Here’s the line, a good, and typical, one, that tipped me off, on Prescott’s leisurely labors on The Conquest of Mexico:
“And hurry he did not, but rather put it off so that three months were passed in loafing before he was able to sit down at his desk, beginning only a few days’ labor for it was to be another six months before he would again put a word on paper, given the interruption of a voyage to Nigeria on account of his daughter’s ill health and the death of his brother Edward at sea, two things that together prevented him from coming to his labors for another half year.” (p. 46)
Sorry, what’s that? A trip to Nigeria, you don’t say? For his daughter’s health, you don’t say? There might be some fun in separating fact from fiction here, but not much, I think. Forget the history – it’s just a hook on which to hang a novel about jealousy and betrayal.
Self-perceived betrayal. The Prescott of the novel is wealthy, well-married, famous, and important. The Ticknor of the novel is none of these things. So there we have the jealousy. Prescott has known Ticknor since they were children, but has other, better friends and only sometimes invites Ticknor to his parties. There’s the betrayal – in other words, no betrayal at all, just ordinary life, and Ticknor knows it, which embitters him more.* This all seems acutely observed.
Mark Sarvas of The Elegant Variation has championed this book. He has praised it for its evocative period details, for example of the Prescotts’ kitchen. This is a great testament to the power of the imagination, since the kitchen scene includes almost no concrete details whatsoever (at least of the kitchen - Prescott’s wife’s “wide” posterior “was like a whole other being entirely; a lovely creature stuck to her legs”, p. 32). I have seen other reviewers,** Sarvas, too, praise Ticknor’s voice for its authenticity, which I don’t hear at all. Ticknor’s voice is more like that of the narrator of The Good Soldier or Malone Dies than of Hawthorne or Emerson or Longfellow or Parkman. All to the good, too, since it’s consistent and without jarring archaicisms.

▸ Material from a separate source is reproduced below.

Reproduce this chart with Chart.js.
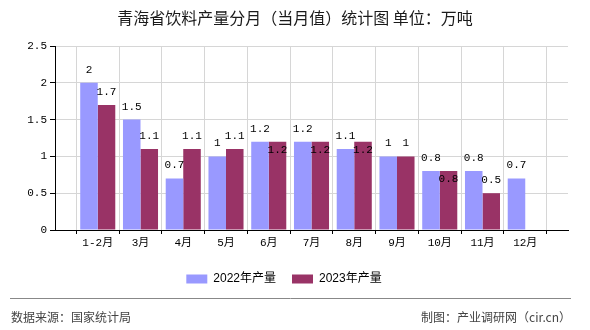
<!DOCTYPE html>
<html>
<head>
<meta charset="utf-8">
<title>青海省饮料产量分月（当月值）统计图</title>
<script src="https://cdn.jsdelivr.net/npm/chart.js@4/dist/chart.umd.min.js"></script>
<style>
    body { margin: 0; background: #fff; }
    #wrap { width: 590px; height: 330px; }
</style>
</head>
<body>
<div id="wrap"><canvas id="chart" width="590" height="330"></canvas></div>
<script>
    "use strict";

    // Data
    var months = ['1-2月', '3月', '4月', '5月', '6月', '7月', '8月', '9月', '10月', '11月', '12月'];
    var output2022 = [2, 1.5, 0.7, 1, 1.2, 1.2, 1.1, 1, 0.8, 0.8, 0.7];
    var output2023 = [1.7, 1.1, 1.1, 1.1, 1.2, 1.2, 1.2, 1, 0.8, 0.5, null];
    var seriesNames = ['2022年产量', '2023年产量'];
    var yMin = 0, yMax = 2.5, yStep = 0.5;

    var titleText = '青海省饮料产量分月（当月值）统计图 单位：万吨';
    var sourceText = '数据来源：国家统计局';
    var creditText = '制图：产业调研网（cir.cn）';

    // empty slot at each end so the months sit on gridlines
    var xLabels = [''].concat(months, ['']);
    function pad(arr) { return [null].concat(arr, [null]); }

    var monoFont = '"Liberation Mono", "Noto Sans CJK SC", monospace';
    var cjkFont = '"Noto Sans CJK SC", sans-serif';

    // Title, footer
    var decorations = {
        id: 'decorations',
        afterDraw: function (chart) {
            var ctx = chart.ctx;
            ctx.save();
            ctx.fillStyle = '#1a1a1a';
            ctx.font = '16px ' + cjkFont;
            ctx.textAlign = 'center';
            ctx.textBaseline = 'middle';
            ctx.fillText(titleText, 295, 18);

            ctx.strokeStyle = '#888';
            ctx.lineWidth = 1;
            ctx.beginPath();
            ctx.moveTo(10, 298.5);
            ctx.lineTo(571, 298.5);
            ctx.stroke();

            ctx.fillStyle = '#444';
            ctx.font = '12px ' + cjkFont;
            ctx.textAlign = 'left';
            ctx.fillText(sourceText, 11, 317);
            ctx.textAlign = 'right';
            ctx.fillText(creditText, 571, 317);
            ctx.restore();
        }
    };

    // Value labels above bars; a 2023 label that would collide goes inside its bar
    var barLabels = {
        id: 'barLabels',
        afterDatasetsDraw: function (chart) {
            var ctx = chart.ctx;
            var m0 = chart.getDatasetMeta(0), m1 = chart.getDatasetMeta(1);
            var d0 = chart.data.datasets[0].data, d1 = chart.data.datasets[1].data;
            ctx.save();
            ctx.font = '11px ' + monoFont;
            ctx.fillStyle = '#000';
            ctx.textAlign = 'center';
            ctx.textBaseline = 'middle';
            for (var i = 0; i < d0.length; i++) {
                var a = null;
                if (d0[i] !== null) {
                    var b0 = m0.data[i];
                    a = { x: b0.x, y: b0.y - 13, w: ctx.measureText(String(d0[i])).width };
                    ctx.fillText(String(d0[i]), a.x, a.y);
                }
                if (d1[i] !== null) {
                    var b1 = m1.data[i];
                    var t = String(d1[i]);
                    var w = ctx.measureText(t).width;
                    var y = b1.y - 13;
                    if (a && Math.abs(b1.x - a.x) < (w + a.w) / 2 + 1 && Math.abs(y - a.y) < 11) {
                        y = b1.y + 8;
                    }
                    ctx.fillText(t, b1.x, y);
                }
            }
            ctx.restore();
        }
    };

    var ctx = document.getElementById('chart').getContext('2d');
    var myChart = new Chart(ctx, {
        type: 'bar',
        data: {
            labels: xLabels,
            datasets: [{
                label: seriesNames[0],
                data: pad(output2022),
                backgroundColor: '#9999ff'
            }, {
                label: seriesNames[1],
                data: pad(output2023),
                backgroundColor: '#993366'
            }]
        },
        options: {
            responsive: false,
            animation: false,
            layout: { padding: { top: 46, right: 22, bottom: 35, left: 0 } },
            datasets: {
                bar: { categoryPercentage: 0.82, barPercentage: 1 }
            },
            scales: {
                x: {
                    offset: false,
                    grid: { color: '#d6d6d6', tickColor: '#000', tickLength: 4 },
                    border: { color: '#000' },
                    ticks: {
                        autoSkip: false, maxRotation: 0, padding: 2,
                        color: '#000', font: { family: monoFont, size: 11 }
                    },
                    afterFit: function (scale) { scale.height = 27; }
                },
                y: {
                    min: yMin,
                    max: yMax,
                    grid: { color: '#d6d6d6', tickColor: '#000', tickLength: 5 },
                    border: { color: '#000' },
                    ticks: {
                        stepSize: yStep, padding: 3,
                        color: '#000', font: { family: monoFont, size: 11 },
                        callback: function (v) { return String(v); }
                    },
                    afterFit: function (scale) { scale.width = 55; }
                }
            },
            plugins: {
                legend: {
                    position: 'bottom',
                    labels: {
                        boxWidth: 21, boxHeight: 9, padding: 16,
                        color: '#000', font: { family: '"Liberation Sans", ' + cjkFont, size: 12 }
                    }
                },
                tooltip: { enabled: false }
            }
        },
        plugins: [barLabels, decorations]
    });
</script>
</body>
</html>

It might sound like I’m knocking Sarvas here, which is not my intent. He actually pointed me toward this book, which is very much worth a look. Sarvas’s own novel (Harry, Revised) just came out. While doing some Ford Madox Ford-style page 90 tests in the bookstore last weekend, I picked up Sarvas’s book, and not only did he easily pass the test, but out of the dozen or so books I tried, he was only topped by Irène Némirovsky.
I strongly recommend Ticknor, all 118 pages of it, to any reader who finds this funny: “She can vouch for my character. I have a pie” (p. 52), and later “I thought you said ten. Put the pie in the flower bed. Leave now.” (p. 54) I do, and there’s more like it.
* And there’s a final shocking revelation, which I won’t go into, since it’s so oblique yet so obvious that I assume it’s a parody.
** This Village Voice review is in a class of its own: "Lately, this reader's been occupied with a dismal question. Do any of the books we adore leave us feeling they really, truly need to exist?" Time, perhaps, to take a break from book reviewing, then?